New research has revealed that Scottish women working in the technology sector are being paid £20,000 less than their male counterparts.
The research, carried out by careers marketplace Haystack, looked at the minimum expected salary of 1,010 of its current users in the tech industry.
Scottish women working in the industry expect an average minimum salary of £22,000 per year, compared to men, who expect £40,714 – a difference of £18,714.
The average minimum salary for women in tech was £34,148 per year, compared to the men’s, which was £40,809.
More men than women had the most lucrative skills listed in their experience, potentially affecting their earning potential. The top skilled tech job was a docker, which had 12.33% of men with the skills, compared with 4.7% of women with those skills
Mike Davies, co-founder at Haystack, said: “Studie s have shown that women are more likely to accept job offers faster than men, meaning they are less likely to negotiate on the offered salary, and with many job adverts not disclosing the offered salary as anything other than ‘competitive’, as long as what is on offer matches their minimum, women are more likely to take a role without question.
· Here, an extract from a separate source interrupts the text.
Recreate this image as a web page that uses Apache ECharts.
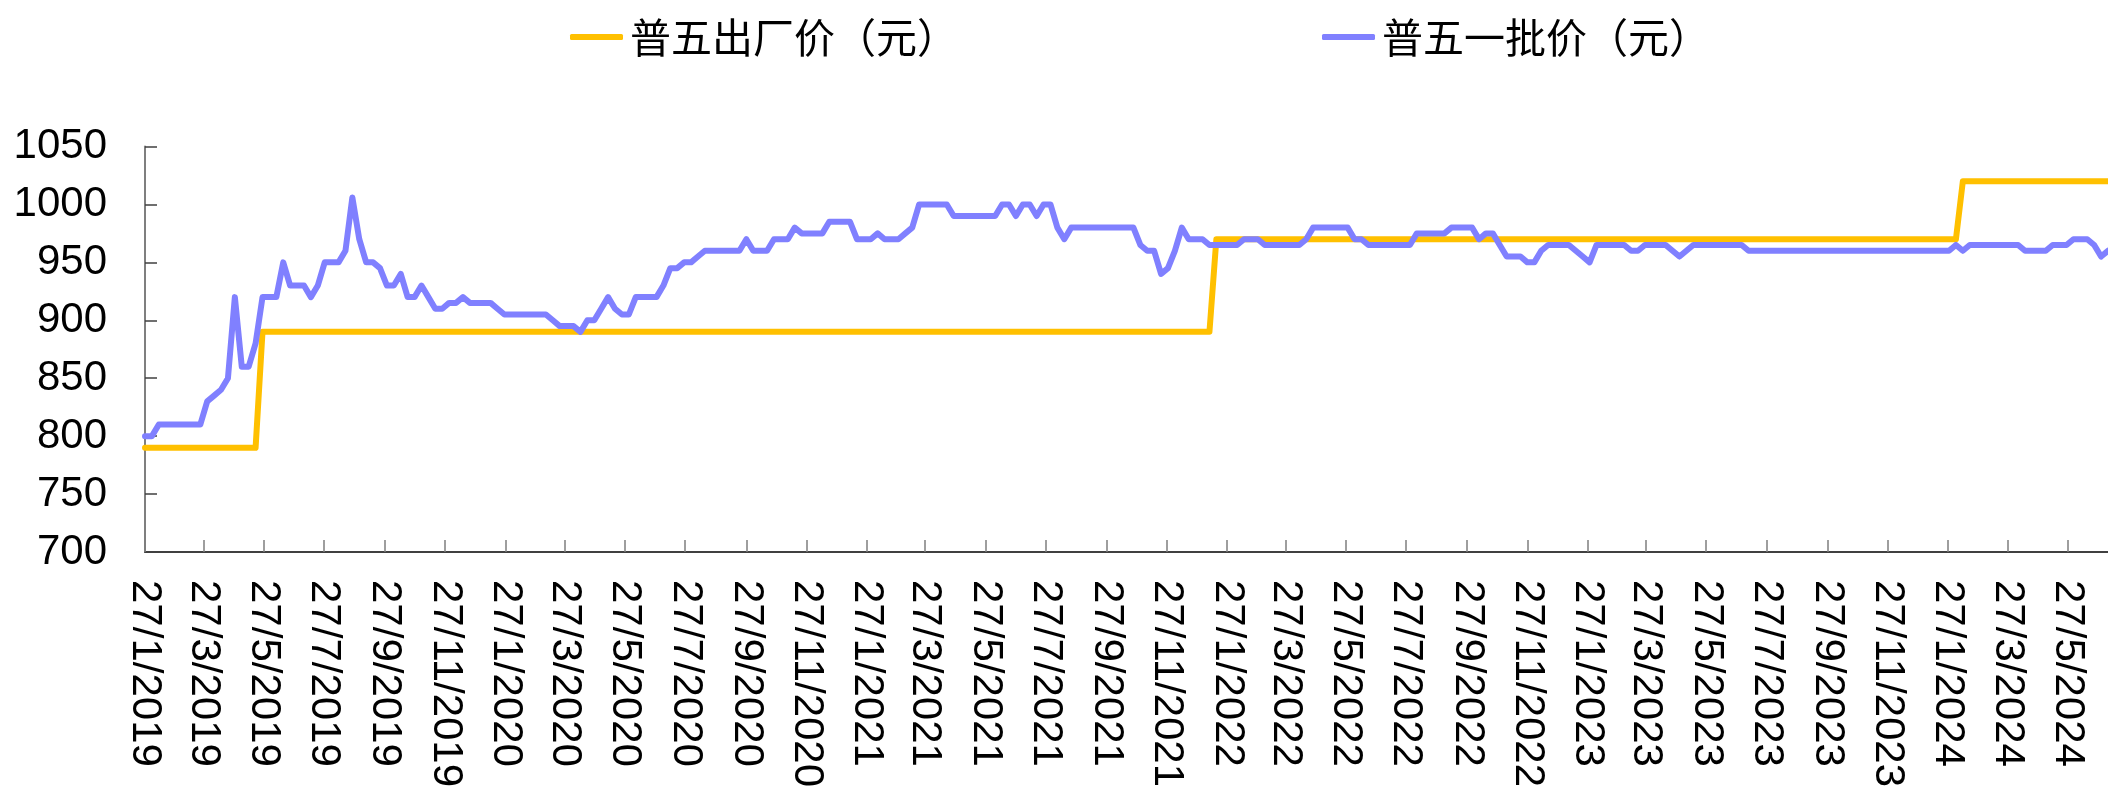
<!DOCTYPE html>
<html>
<head>
<meta charset="utf-8">
<script src="https://cdn.jsdelivr.net/npm/echarts@6/dist/echarts.min.js"></script>
<style>
  html, body { margin: 0; padding: 0; background: #fff; }
  #chart { width: 2108px; height: 789px; }
</style>
</head>
<body>
<div id="chart"></div>
<script>
// 周度数据，从 2019-01-27 开始，横轴单位为天
const startDate = '2019-01-27';
const weekCount = 285;

// 普五一批价（元），每周一个值
const wholesalePrice = [
  800, 800, 810, 810, 810, 810, 810, 810, 810, 830,
  835, 840, 850, 920, 860, 860, 880, 920, 920, 920,
  950, 930, 930, 930, 920, 930, 950, 950, 950, 960,
  1006, 970, 950, 950, 945, 930, 930, 940, 920, 920,
  930, 920, 910, 910, 915, 915, 920, 915, 915, 915,
  915, 910, 905, 905, 905, 905, 905, 905, 905, 900,
  895, 895, 895, 890, 900, 900, 910, 920, 910, 905,
  905, 920, 920, 920, 920, 930, 945, 945, 950, 950,
  955, 960, 960, 960, 960, 960, 960, 970, 960, 960,
  960, 970, 970, 970, 980, 975, 975, 975, 975, 985,
  985, 985, 985, 970, 970, 970, 975, 970, 970, 970,
  975, 980, 1000, 1000, 1000, 1000, 1000, 990, 990, 990,
  990, 990, 990, 990, 1000, 1000, 990, 1000, 1000, 990,
  1000, 1000, 980, 970, 980, 980, 980, 980, 980, 980,
  980, 980, 980, 980, 965, 960, 960, 940, 945, 960,
  980, 970, 970, 970, 965, 965, 965, 965, 965, 970,
  970, 970, 965, 965, 965, 965, 965, 965, 970, 980,
  980, 980, 980, 980, 980, 970, 970, 965, 965, 965,
  965, 965, 965, 965, 975, 975, 975, 975, 975, 980,
  980, 980, 980, 970, 975, 975, 965, 955, 955, 955,
  950, 950, 960, 965, 965, 965, 965, 960, 955, 950,
  965, 965, 965, 965, 965, 960, 960, 965, 965, 965,
  965, 960, 955, 960, 965, 965, 965, 965, 965, 965,
  965, 965, 960, 960, 960, 960, 960, 960, 960, 960,
  960, 960, 960, 960, 960, 960, 960, 960, 960, 960,
  960, 960, 960, 960, 960, 960, 960, 960, 960, 960,
  960, 960, 965, 960, 965, 965, 965, 965, 965, 965,
  965, 965, 960, 960, 960, 960, 965, 965, 965, 970,
  970, 970, 965, 955, 960
];

// 普五出厂价（元）：调价前后的周序号与价格
const factoryWeeks = [0, 16, 17, 154, 155, 262, 263, 284];
const factoryPrice = [790, 790, 890, 890, 970, 970, 1020, 1020];

// 横轴刻度（每两个月的 27 日）
const tickDates = [
  '2019-01-27', '2019-03-27', '2019-05-27', '2019-07-27', '2019-09-27', '2019-11-27',
  '2020-01-27', '2020-03-27', '2020-05-27', '2020-07-27', '2020-09-27', '2020-11-27',
  '2021-01-27', '2021-03-27', '2021-05-27', '2021-07-27', '2021-09-27', '2021-11-27',
  '2022-01-27', '2022-03-27', '2022-05-27', '2022-07-27', '2022-09-27', '2022-11-27',
  '2023-01-27', '2023-03-27', '2023-05-27', '2023-07-27', '2023-09-27', '2023-11-27',
  '2024-01-27', '2024-03-27', '2024-05-27'
];
const yTicks = [700, 750, 800, 850, 900, 950, 1000, 1050];

const seriesNames = ['普五出厂价（元）', '普五一批价（元）'];
const colors = ['#FFC000', '#8080FF'];

const DAY = 86400000;
function utc(s) {
  const p = s.split('-').map(Number);
  return Date.UTC(p[0], p[1] - 1, p[2]);
}
const t0 = utc(startDate);
function dayOf(s) {
  return Math.round((utc(s) - t0) / DAY);
}

const weekDays = [];
for (let i = 0; i < weekCount; i++) weekDays.push(i * 7);
const tickDays = tickDates.map(dayOf);

const chart = echarts.init(document.getElementById('chart'));

function legendAt(left, name) {
  return {
    left: left,
    top: 11,
    icon: 'roundRect',
    itemWidth: 53,
    itemHeight: 6,
    textStyle: {
      fontFamily: 'Noto Sans CJK SC',
      fontSize: 41,
      lineHeight: 42,
      color: '#000',
      padding: [0, 0, 0, 2]
    },
    data: [name]
  };
}

const option = {
  animation: false,
  backgroundColor: '#fff',
  legend: [
    legendAt(565, seriesNames[0]),
    legendAt(1317, seriesNames[1])
  ],
  grid: {
    left: 145,
    right: 0,
    top: 146.5,
    bottom: 237,
    outerBoundsMode: 'none'
  },
  xAxis: {
    type: 'value',
    min: weekDays[0],
    max: weekDays[weekDays.length - 1],
    splitLine: { show: false },
    axisLine: { show: true, lineStyle: { color: '#404040', width: 2 } },
    axisTick: {
      show: true,
      inside: true,
      length: 12,
      customValues: tickDays,
      lineStyle: { color: '#7f7f7f', width: 1.5 }
    },
    axisLabel: {
      customValues: tickDays,
      rotate: -90,
      margin: 28,
      fontFamily: 'Liberation Sans',
      fontSize: 42,
      color: '#000',
      formatter: function (v) {
        const d = new Date(t0 + v * DAY);
        return d.getUTCDate() + '/' + (d.getUTCMonth() + 1) + '/' + d.getUTCFullYear();
      }
    }
  },
  yAxis: {
    type: 'value',
    min: yTicks[0],
    max: yTicks[yTicks.length - 1],
    interval: 50,
    splitLine: { show: false },
    axisLine: { show: true, lineStyle: { color: '#7f7f7f', width: 2 } },
    axisTick: {
      show: true,
      inside: true,
      length: 12,
      lineStyle: { color: '#404040', width: 1.5 }
    },
    axisLabel: {
      margin: 38,
      fontFamily: 'Liberation Sans',
      fontSize: 42,
      color: '#000',
      formatter: function (v) { return String(v); }
    }
  },
  series: [
    {
      name: seriesNames[0],
      type: 'line',
      symbol: 'none',
      showSymbol: false,
      color: colors[0],
      lineStyle: { color: colors[0], width: 6, cap: 'round', join: 'round' },
      data: factoryWeeks.map((w, i) => [weekDays[w], factoryPrice[i]])
    },
    {
      name: seriesNames[1],
      type: 'line',
      symbol: 'none',
      showSymbol: false,
      color: colors[1],
      lineStyle: { color: colors[1], width: 6, cap: 'round', join: 'round' },
      data: weekDays.map((d, i) => [d, wholesalePrice[i]])
    }
  ]
};

chart.setOption(option);
</script>
</body>
</html>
“This is what perpetuates the gender pay gap – if women go into an interview with a lower expected salary and have been found to accept roles faster than their male counterparts, they will always be accepting less money than men going for the same job – whereas men, with a higher minimum expected salary and more likely to negotiate, will walk away with a higher salary.
“Tech organisations need to start thinking about how they can put their best foot forward and not shy away from publishing salaries,” he added. “We’ve found that this not only increases the overall application rate but also means that more women are happy to step up and value themselves accordingly, rather than relying on misaligned information.”